I’ve had a relaxing and entertaining weekend. I did some drawings, attended the Canary Wharf Jazz festival and was fortunate to see Chiwetel Ejiofor as Congo’s Prime Minister Patrice Lumumba in “A Season in the Congo” by Aimé Césaire. BAFTA Award winning director Joe Wright directs the play.
I’ve always known Olivier Award winner Chiwetel Ejiofor to be a great actor. Along with a fine cast, his performance contributed to an engrossing play that successfully documents Congo’s path to democracy.
Patrice Lumumba served as the first democratically elected prime minister of the Democratic Republic of Congo for less than three months in 1960, when it gained independence from Belgium. He was murdered by rebel troops (with growing evidence of Western support) soon after he won it.

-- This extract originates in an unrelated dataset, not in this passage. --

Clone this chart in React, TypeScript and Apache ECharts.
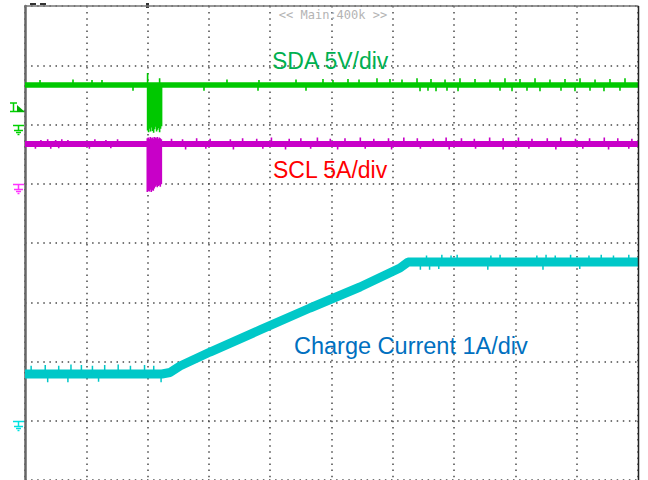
import React, { useEffect, useRef } from "react";
import * as echarts from "echarts";

// Screen in divisions: 10 horizontal, 8 vertical
const xDivisions = { min: 0, max: 10 };
const yDivisions = { min: 0, max: 8 };

// SDA (green) trace, in divisions
const sdaX = [0, 10];
const sdaY = [6.667, 6.667];
const sdaBurstX = [2.0, 2.016, 2.033, 2.049, 2.065, 2.082, 2.098, 2.114, 2.131, 2.147, 2.163, 2.18, 2.196, 2.212, 2.228];
const sdaBurstTop = [6.87, 6.667, 6.667, 6.667, 6.667, 6.667, 6.667, 6.667, 6.667, 6.667, 6.667, 6.667, 6.78, 6.667, 6.667];
const sdaBurstLow = [5.9, 5.87, 5.93, 5.88, 5.95, 5.89, 5.86, 5.92, 5.96, 5.88, 5.91, 5.94, 5.87, 5.93, 5.97];
const sdaSpikeUpX = [0.245, 0.783, 1.093, 1.256, 3.295, 3.817, 4.421, 4.861, 5.024, 5.269, 5.449, 5.742, 5.954, 6.15, 6.395, 6.623, 6.852, 7.096, 7.341, 7.586, 7.83, 8.075, 8.32, 8.564, 8.809, 9.054, 9.299, 9.543, 9.788];
const sdaSpikeUpY = [6.75, 6.76, 6.75, 6.75, 6.76, 6.75, 6.76, 6.77, 6.75, 6.77, 6.76, 6.78, 6.77, 6.76, 6.78, 6.77, 6.76, 6.78, 6.77, 6.76, 6.78, 6.77, 6.78, 6.76, 6.77, 6.78, 6.76, 6.77, 6.78];
const sdaSpikeDownX = [1.762, 2.92, 3.801, 4.584, 6.444, 6.574, 6.705, 6.884, 7.064, 7.749, 7.945, 8.189, 8.401, 8.744, 8.972, 9.217, 9.445, 9.706];
const sdaSpikeDownY = [6.57, 6.57, 6.57, 6.57, 6.56, 6.57, 6.56, 6.57, 6.56, 6.57, 6.56, 6.57, 6.56, 6.57, 6.56, 6.57, 6.56, 6.57];

// SCL (magenta) trace
const sclX = [0, 10];
const sclY = [5.671, 5.671];
const sclBurstX = [1.995, 2.011, 2.028, 2.044, 2.06, 2.077, 2.093, 2.109, 2.126, 2.142, 2.158, 2.175, 2.191, 2.207, 2.224];
const sclBurstTop = [5.77, 5.78, 5.76, 5.79, 5.77, 5.78, 5.76, 5.79, 5.78, 5.77, 5.79, 5.76, 5.78, 5.77, 5.75];
const sclBurstLow = [4.86, 4.88, 4.87, 4.9, 4.86, 4.89, 4.88, 4.92, 4.95, 4.97, 4.94, 4.96, 4.98, 4.95, 4.99];
const sclSpikeUpX = [0.26, 0.37, 0.5, 0.6, 0.7, 1.14, 1.32, 1.51, 2.39, 2.57, 2.8, 3.02, 3.35, 3.55, 3.78, 4.02, 4.31, 4.5, 4.77, 4.98, 5.22, 5.47, 5.69, 5.93, 6.18, 6.4, 6.66, 6.87, 7.12, 7.33, 7.58, 7.8, 8.05, 8.27, 8.52, 8.74, 8.98, 9.21, 9.45, 9.67, 9.9];
const sclSpikeUpY = [5.74, 5.75, 5.74, 5.75, 5.74, 5.75, 5.74, 5.75, 5.76, 5.75, 5.77, 5.76, 5.75, 5.77, 5.76, 5.78, 5.76, 5.77, 5.78, 5.76, 5.77, 5.78, 5.76, 5.77, 5.78, 5.77, 5.76, 5.78, 5.77, 5.76, 5.78, 5.77, 5.78, 5.76, 5.77, 5.78, 5.76, 5.77, 5.78, 5.77, 5.76];
const sclSpikeDownX = [0.17, 0.42, 0.55, 1.05, 1.4, 2.62, 2.95, 3.4, 3.88, 4.25, 4.66, 5.1, 5.55, 5.98, 6.45, 6.92, 7.35, 7.8, 8.22, 8.66, 9.1, 9.52, 9.85];
const sclSpikeDownY = [5.59, 5.59, 5.6, 5.59, 5.6, 5.58, 5.59, 5.58, 5.59, 5.58, 5.59, 5.58, 5.59, 5.58, 5.59, 5.58, 5.59, 5.58, 5.59, 5.58, 5.59, 5.58, 5.59];

// Charge current (cyan) trace
const curX = [0, 2.235, 2.365, 2.529, 3.018, 3.834, 4.65, 5.465, 6.117, 6.248, 10];
const curY = [1.789, 1.789, 1.814, 1.924, 2.16, 2.532, 2.903, 3.257, 3.578, 3.679, 3.679];
const curSpikeUpX = [0.1, 0.33, 0.55, 0.75, 0.92, 1.1, 1.3, 1.52, 1.72, 1.95, 2.1, 6.55, 6.8, 6.95, 7.05, 7.6, 7.75, 8.35, 8.5, 8.65, 8.9, 9.2, 9.4, 9.6, 9.85];
const curSpikeUpY = [1.93, 1.94, 1.93, 1.95, 1.94, 1.93, 1.94, 1.95, 1.93, 1.94, 1.93, 3.79, 3.8, 3.79, 3.8, 3.79, 3.8, 3.79, 3.8, 3.79, 3.8, 3.79, 3.8, 3.79, 3.8];
const curSpikeDownX = [0.37, 0.7, 1.2, 2.22, 6.45, 6.6, 6.75, 7.55, 8.45, 9.05];
const curSpikeDownY = [1.65, 1.65, 1.66, 1.65, 3.55, 3.55, 3.56, 3.55, 3.55, 3.56];

// Channel ground reference levels (divisions) and trigger level
const groundLevels = [6, 5, 1];
const triggerLevel = 6.25;

const labels = ["SDA 5V/div", "SCL 5A/div", "Charge Current 1A/div"];
const topText = "<< Main:400k >>";

const GRID = { left: 25, top: 6, width: 613, height: 474 };

function pair(xs: number[], ys: number[]) {
  return xs.map((x, i) => [x, ys[i]]);
}

function strokes(xs: number[], tops: number[] | number, lows: number[]) {
  const out: any[] = [];
  xs.forEach((x, i) => {
    const t = Array.isArray(tops) ? tops[i] : tops;
    out.push([x, t], [x, lows[i]], [x, "-"]);
  });
  return out;
}

function yPix(div: number) {
  return GRID.top + ((yDivisions.max - div) / (yDivisions.max - yDivisions.min)) * GRID.height;
}

function groundMarker(div: number, color: string) {
  const y = Math.round(yPix(div)) + 0.5;
  const ln = (x1: number, y1: number, x2: number, y2: number) => ({
    type: "line",
    shape: { x1, y1, x2, y2 },
    style: { stroke: color, lineWidth: 1.5 },
  });
  return {
    type: "group",
    children: [
      ln(13, y, 24, y),
      ln(18.5, y, 18.5, y + 5),
      ln(14, y + 5, 23, y + 5),
      ln(16, y + 7, 21, y + 7),
      ln(17.5, y + 9, 19.5, y + 9),
    ],
  };
}

export default function App() {
  const ref = useRef<HTMLDivElement>(null);
  useEffect(() => {
    if (!ref.current) return;
    const chart = echarts.init(ref.current, undefined, { renderer: "svg" });
    const dotted = { color: "#4a4a4a", width: 1.5, type: [1.5, 4.6] as any };
    const ty = Math.round(yPix(triggerLevel));
    chart.setOption({
      animation: false,
      backgroundColor: "#ffffff",
      grid: { left: GRID.left, top: GRID.top, width: GRID.width, height: GRID.height },
      xAxis: {
        type: "value",
        min: xDivisions.min,
        max: xDivisions.max,
        interval: 1,
        position: "top",
        axisLine: { show: true, onZero: false, lineStyle: { color: "#777", width: 1.5 } },
        axisTick: { show: false },
        axisLabel: { show: false },
        splitLine: { show: true, lineStyle: dotted },
      },
      yAxis: {
        type: "value",
        min: yDivisions.min,
        max: yDivisions.max,
        interval: 1,
        axisLine: { show: true, onZero: false, lineStyle: { color: "#666", width: 2.5 } },
        axisTick: { show: false },
        axisLabel: { show: false },
        splitLine: { show: true, lineStyle: dotted },
      },
      series: [
        {
          name: "Charge Current",
          type: "line",
          data: pair(curX, curY),
          showSymbol: false,
          lineStyle: { color: "#00c8c8", width: 9 },
          z: 2,
        },
        {
          name: "Charge Current noise",
          type: "line",
          data: [
            ...strokes(curSpikeUpX, curSpikeUpX.map((x) => (x < 5 ? 1.789 : 3.679)), curSpikeUpY),
            ...strokes(curSpikeDownX, curSpikeDownX.map((x) => (x < 5 ? 1.789 : 3.679)), curSpikeDownY),
          ],
          showSymbol: false,
          connectNulls: false,
          lineStyle: { color: "#00c8c8", width: 1.5 },
          z: 2,
        },
        {
          name: "SCL",
          type: "line",
          data: pair(sclX, sclY),
          showSymbol: false,
          lineStyle: { color: "#c800c8", width: 6 },
          z: 3,
        },
        {
          name: "SCL detail",
          type: "line",
          data: [
            ...strokes(sclBurstX, sclBurstTop, sclBurstLow),
            ...strokes(sclSpikeUpX, sclY[0], sclSpikeUpY),
            ...strokes(sclSpikeDownX, sclY[0], sclSpikeDownY),
          ],
          showSymbol: false,
          connectNulls: false,
          lineStyle: { color: "#c800c8", width: 1.6 },
          z: 3,
        },
        {
          name: "SDA",
          type: "line",
          data: pair(sdaX, sdaY),
          showSymbol: false,
          lineStyle: { color: "#00c800", width: 5.5 },
          z: 4,
        },
        {
          name: "SDA detail",
          type: "line",
          data: [
            ...strokes(sdaBurstX, sdaBurstTop, sdaBurstLow),
            ...strokes(sdaSpikeUpX, sdaY[0], sdaSpikeUpY),
            ...strokes(sdaSpikeDownX, sdaY[0], sdaSpikeDownY),
          ],
          showSymbol: false,
          connectNulls: false,
          lineStyle: { color: "#00c800", width: 1.6 },
          z: 4,
        },
      ],
      graphic: [
        {
          type: "line",
          shape: { x1: 638.5, y1: 6, x2: 638.5, y2: 480 },
          style: { stroke: "#222", lineWidth: 1.5 },
          z: 10,
        },
        { type: "rect", shape: { x: 30, y: 3, width: 6, height: 2 }, style: { fill: "#333" } },
        { type: "rect", shape: { x: 40, y: 3, width: 6, height: 2 }, style: { fill: "#333" } },
        { type: "rect", shape: { x: 146, y: 3, width: 3, height: 5 }, style: { fill: "#333" } },
        {
          type: "text",
          style: {
            x: 333,
            y: 15,
            text: topText,
            font: "12px 'DejaVu Sans Mono', monospace",
            fill: "#b4b4b4",
            align: "center",
            verticalAlign: "middle",
          },
          z: 10,
        },
        {
          type: "text",
          style: {
            x: 272,
            y: 61,
            text: labels[0],
            font: "23px 'Liberation Sans', Arial, sans-serif",
            fill: "#00b050",
            verticalAlign: "middle",
          },
          z: 10,
        },
        {
          type: "text",
          style: {
            x: 273,
            y: 169.5,
            text: labels[1],
            font: "23px 'Liberation Sans', Arial, sans-serif",
            fill: "#ff0000",
            verticalAlign: "middle",
          },
          z: 10,
        },
        {
          type: "text",
          style: {
            x: 294,
            y: 346,
            text: labels[2],
            font: "23.5px 'Liberation Sans', Arial, sans-serif",
            fill: "#0070c0",
            verticalAlign: "middle",
          },
          z: 10,
        },
        // trigger marker
        {
          type: "group",
          children: [
            { type: "line", shape: { x1: 10, y1: ty - 7, x2: 17, y2: ty - 7 }, style: { stroke: "#00d000", lineWidth: 1.5 } },
            { type: "line", shape: { x1: 13.5, y1: ty - 7, x2: 13.5, y2: ty + 1 }, style: { stroke: "#00d000", lineWidth: 1.5 } },
            { type: "line", shape: { x1: 10, y1: ty + 1.5, x2: 25, y2: ty + 1.5 }, style: { stroke: "#00d000", lineWidth: 1.5 } },
            { type: "polygon", shape: { points: [[17, ty - 5], [25, ty + 2], [17, ty + 2]] }, style: { fill: "#00b000" } },
          ],
        },
        groundMarker(groundLevels[0], "#00d000"),
        groundMarker(groundLevels[1], "#ff33ff"),
        groundMarker(groundLevels[2], "#00e0e0"),
      ],
    });
    return () => chart.dispose();
  }, []);
  return (
    <div
      ref={ref}
      style={{ position: "absolute", left: 0, top: 0, width: 648, height: 480, background: "#fff" }}
    />
  );
}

The production places events of the early 1960s in a wider, historical and political context, capturing the paranoid atmosphere of cold-war politics between the Soviets and the US, the ineffectiveness and neutrality of the United Nations and the forgotten brutality of the Belgian colonialists.
The power and importance of theatre is definitely illustrated as it allows us to remember historical events we in the western hemisphere tend to forget. It encourages us to understand the role of colonists in undermining the path to democracy and self -determination for African states.
My only upset is that the play doesn’t go far enough in referencing the extent of the Congolese holocaust, initiated by Leopold II of Belgium. Although the exact figure isn’t agreed, the consensus is that Belgian Colonists killed about 12 million Congolese in the 1900s. The Belgians left the nation in such a mess that after the country’s independence millions more died in a series of wars. The assassination of Patrice Lumumba left successive ineffective governments overseeing wars that have in total killed over 5.4 million people, mostly through disease and starvation. Congo has seen the biggest conflicts since World War II.
It’s fair to say Patrice Lumumba’s memory still haunts the country after 50 years. A Season in the Congo is a suitable tribute to a leader who held the hopes of what seems to be lost nation. The play runs until Aug 24th at London’s Young Vic. For further details please visit http://www.youngvic.org/.
Well, looking forward to a busy and creative week ahead. Wishing you all a safe, happy and prosperous week.